My mother’s brother, Paul was, like her brought up with a Theatrical background. He lived in Sydney Australia and founded the “Four Arts Theatre Club” which did a great deal for members of the Armed Forces in Australia who were given leave for a bit of rest and relaxation. Many of them were sent home after being injured during the battles.

When my Uncle died, because of the work he did for service men and women his work was recognised by the Military and he was given a near Military funeral.


As children we went to school at St. Vincent’s, Solly Street. To get to school we had to go past a number of derelict buildings. These were old industrial buildings in the main but there was an old Pub on the corner and further down a redundant Anglican Church, corner of Garden Street and right next door to the St. Vincent’s Presbytery.
During the war these old building were used by the army for training purposes. To make the exercises more realistic they fired blanks from their guns and there was much banging from large firework things called ‘thunder flashes’. A little later in the day a canteen arrived and each soldier was given two thick slices of bread, a wedge of cheese and a large piece of fruit cake. They also held out their “discie” in which was poured a measure of tea.

After the soldiers had gone we went around the building collecting the spent cartridges up. We also found a number of unfired bullets so we put them in a crack in the wall.
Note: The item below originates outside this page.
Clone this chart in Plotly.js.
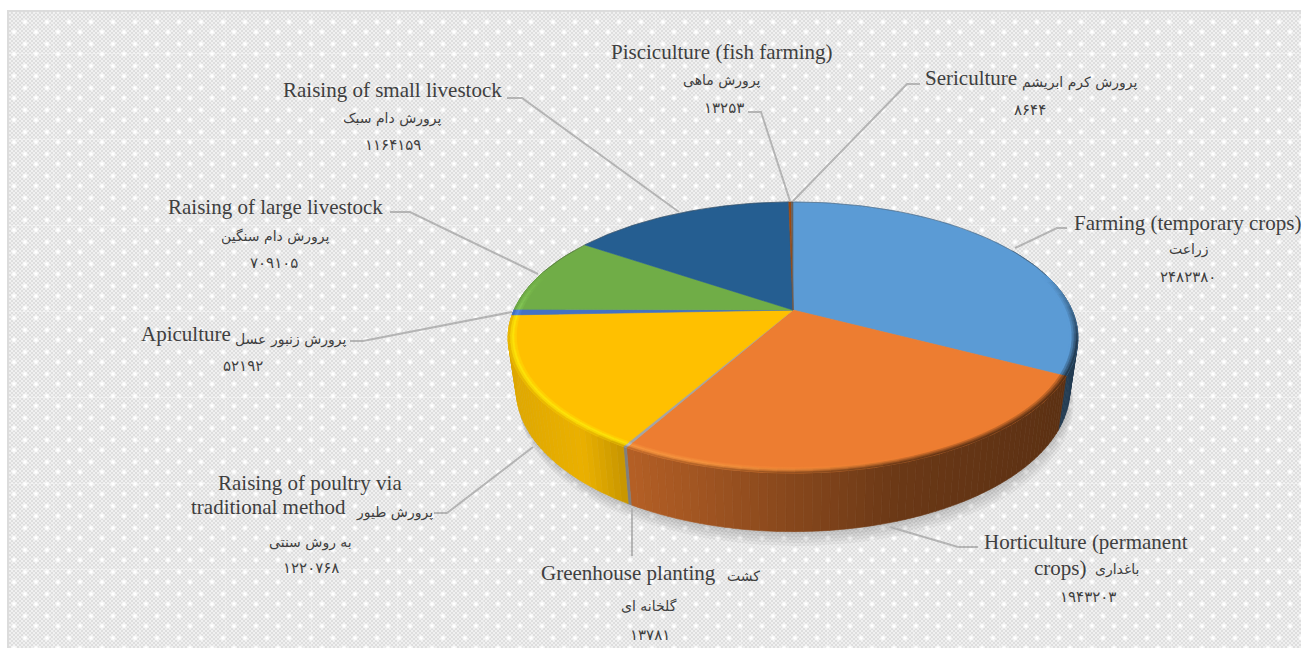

We found a piece of wood with a nail in it; we placed the nail against the bottom of the bullet and hit it with a brick causing the bullet to explode. We thought this was great fun.

Some of the soldiers were billeted in an old rather large Victorian house in Hanover Street across from St. Andrews Presbyterian Church. The kitchen of the house had been adapted into a wash room with two rows of wash hand basins placed back to back.

On the night of the “Blitz” one of the Priest from St. Vincent’s went down to the Church to remove the Blessed Sacrament and Chalices from the Tabernacle. He had only been gone from the Church a few minutes when it received a direct hit and the whole of the chancel and the sacristy was very badly damaged. Until such time as the Church could be rebuilt, services were held in the Church Hall. Also demolished was the Catholic Men’s Club in the Church grounds.

Across the road from us lived the Vickers family. Mother, grandmother and son Roy, Mr. Vickers was in the army. One day we saw Mr. Vickers coming home. He had on an Australian type hat where one side was turned up. He was seen coming alone Filey Street with his great coat on with his kit bag on his shoulder and very large bunch of bananas as though they had just been cut from the tree. The Vickers family suddenly found themselves to be very popular with all the kids around there.

In 1945 I was taken into the Children’s Hospital for investigation of a kidney complaint. On the day in question I was sedated and taken down to theatre for the investigation to be carried out. When I came back from theatre and had come round from the anaesthetic I was told that the war was over. “Yes” I said I know that. “Oh! No” they said, the war with the Japanese. They had dropped the ‘A’ bomb on Hiroshima.

I remember one day when we went into Town and were amongst a great crowd of people there to greet the Prime Minister, Mr. Churchill.